The statement highlights the “top priority” given to schools, which were the subject of a particular threat by Isis in December last year.

Isis’s francophone propaganda magazine Dar al Islam called for Muslim parents to pull their children out of French schools, and to kill teachers who teach French principle of secularism.

And in January this year several Paris high schools were evacuated due to bomb threats. Although the calls turned out to be hoaxes police were forced to take them seriously.

Who is sending terror threats to Paris's high schools?Photo: Twitter/HPouxx

From the start of the new term pupils aged 14 upwards will be taught basic life-saving measures and school chiefs will be asked to carry out mock attack exercises and to secure “vulnerable areas”.

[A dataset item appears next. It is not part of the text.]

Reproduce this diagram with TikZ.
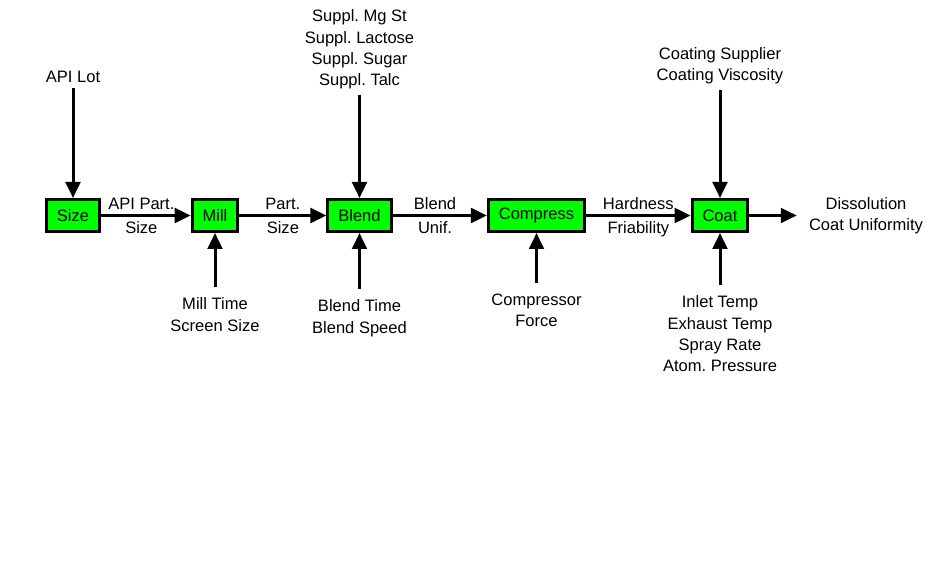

Isolated entrances into schools or exposed areas need to be secured, the ministries warn and schools have asked to identify what works needs to be done.

“Special attention will be paid to the areas around schools to strengthen the supervision of the streets… and to avoid any congregating that might put the students’ safety in jeopardy.

As part of the prevention three exercises will be organised during the school year, with the first one to be carried out before November and will cover what to do in the event of an attack.

Ministers want to improve “the ability of schools to react and not be taken by surprise”.

A text messaging alert system that will wanr pupils and staff will also be tested at the start of the new term.

School headteachers have been asked to hold meetings with parents to explain to them the new security measures.